Settler colonies such as those in Australia during the nineteenth century were rife with myths. One myth in particular bears witness to a complex matrix of colonial relations, in which race and gender intersected in the definition of who could be counted as a “respectable” member of the settler population. “Neither black nor white,” the Chinese were invariably disliked by Aboriginal peoples. The present essay takes this myth of racial antagonism as the starting point for an analysis that disentangles the discursive strategies that white settlers adopted to assuage anxieties concerning their identity from the practices that Chinese migrants adopted to uphold their right to settle (in) Victoria. To do so, this essay first charts the liberal, British, imperial order that enabled the mass migration of Chinese men to Victoria, and then maps the counter discourses that were mobilized against the unbridled movement of those men.
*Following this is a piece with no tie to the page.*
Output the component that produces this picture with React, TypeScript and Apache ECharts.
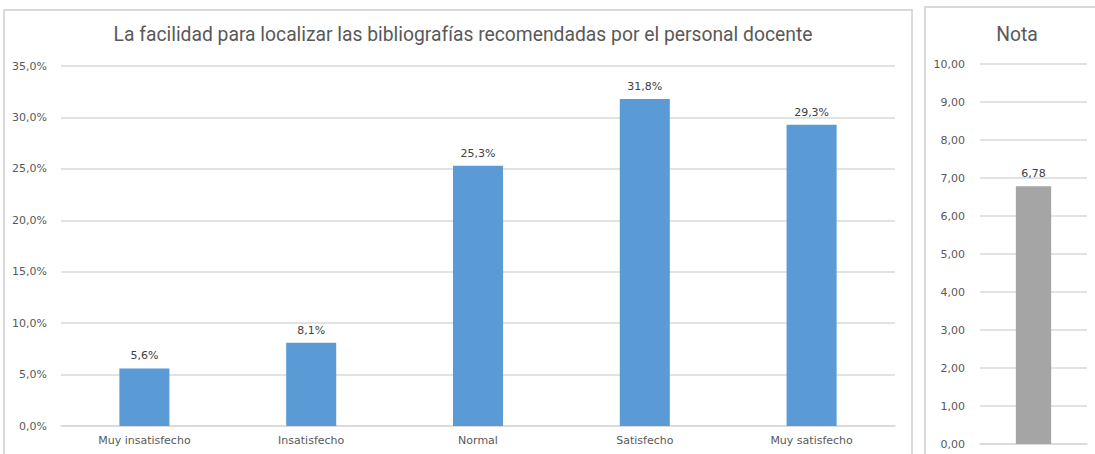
import React, { useEffect, useRef } from "react";
import * as echarts from "echarts";

const categories = ["Muy insatisfecho", "Insatisfecho", "Normal", "Satisfecho", "Muy satisfecho"];
const percentages = [5.6, 8.1, 25.3, 31.8, 29.3];
const notaCategories = ["Nota"];
const notaValues = [6.78];
const mainTitle = "La facilidad para localizar las bibliografías recomendadas por el personal docente";
const notaTitle = "Nota";

const TITLE_FONT = "Roboto, 'Liberation Sans', sans-serif";
const FONT = "'DejaVu Sans', sans-serif";
const GRID = "#d9d9d9";
const TXT = "#595959";

const pct = (v: number) => v.toFixed(1).replace(".", ",") + "%";
const dec2 = (v: number) => v.toFixed(2).replace(".", ",");

export default function App() {
  const ref = useRef<HTMLDivElement>(null);
  useEffect(() => {
    if (!ref.current) return;
    const chart = echarts.init(ref.current, null, { renderer: "svg" });
    chart.setOption({
      animation: false,
      backgroundColor: "#ffffff",
      textStyle: { fontFamily: FONT },
      title: [
        {
          text: mainTitle,
          left: 458,
          top: 20,
          textAlign: "center",
          textStyle: { fontFamily: TITLE_FONT, fontSize: 19.3, fontWeight: "normal", color: TXT },
        },
        {
          text: notaTitle,
          left: 1012,
          top: 20,
          textAlign: "center",
          textStyle: { fontFamily: TITLE_FONT, fontSize: 19.3, fontWeight: "normal", color: TXT },
        },
      ],
      graphic: [
        {
          type: "rect",
          shape: { x: 4, y: 10, width: 908, height: 470 },
          style: { fill: "none", stroke: GRID, lineWidth: 2 },
          silent: true,
        },
        {
          type: "rect",
          shape: { x: 925, y: 7, width: 200, height: 470 },
          style: { fill: "none", stroke: GRID, lineWidth: 2 },
          silent: true,
        },
      ],
      grid: [
        { left: 61, right: 200, top: 66, bottom: 28, containLabel: false },
        { left: 980, right: 8, top: 64, bottom: 10, containLabel: false },
      ],
      xAxis: [
        {
          type: "category",
          gridIndex: 0,
          data: categories,
          axisLine: { lineStyle: { color: GRID, width: 1.5 } },
          axisTick: { show: false },
          axisLabel: { color: TXT, fontSize: 11, margin: 9, fontFamily: FONT },
        },
        {
          type: "category",
          gridIndex: 1,
          data: notaCategories,
          axisLine: { lineStyle: { color: GRID, width: 1.5 } },
          axisTick: { show: false },
          axisLabel: { show: false },
        },
      ],
      yAxis: [
        {
          type: "value",
          gridIndex: 0,
          min: 0,
          max: 35,
          interval: 5,
          axisLine: { show: false },
          axisTick: { show: false },
          splitLine: { lineStyle: { color: GRID, width: 1.5 } },
          axisLabel: { color: TXT, fontSize: 11, margin: 14, formatter: pct, fontFamily: FONT },
        },
        {
          type: "value",
          gridIndex: 1,
          min: 0,
          max: 10,
          interval: 1,
          axisLine: { show: false },
          axisTick: { show: false },
          splitLine: { lineStyle: { color: GRID, width: 1.5 } },
          axisLabel: { color: TXT, fontSize: 11, margin: 15, formatter: dec2, fontFamily: FONT },
        },
      ],
      series: [
        {
          type: "bar",
          xAxisIndex: 0,
          yAxisIndex: 0,
          data: percentages,
          barWidth: "30%",
          itemStyle: { color: "#5B9BD5" },
          label: {
            show: true,
            position: "top",
            distance: 7,
            color: "#404040",
            fontSize: 11,
            fontFamily: FONT,
            formatter: (p: any) => pct(p.value),
          },
        },
        {
          type: "bar",
          xAxisIndex: 1,
          yAxisIndex: 1,
          data: notaValues,
          barWidth: "33%",
          itemStyle: { color: "#A5A5A5" },
          label: {
            show: true,
            position: "top",
            distance: 7,
            color: "#404040",
            fontSize: 11,
            fontFamily: FONT,
            formatter: (p: any) => dec2(p.value),
          },
        },
      ],
    });
    return () => chart.dispose();
  }, []);
  return (
    <div
      ref={ref}
      style={{ position: "absolute", left: 0, top: 0, width: 1095, height: 454, background: "#fff" }}
    />
  );
}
Second, it examines the measures that were taken to curtail Chinese arrivals (1854–1863) and, by using gender as heuristic, it deconstructs the concomitant myth that the Chinese were “sojourners.” Last, by approaching settler colonialism as a regime that capitalizes upon the aspirations of oppressed groups, this essay illustrates the ways in which ordinary Chinese men turned their characterization as passive recipients of violence into respectability by contraposing themselves against a third racialised and gendered population group: Irish women.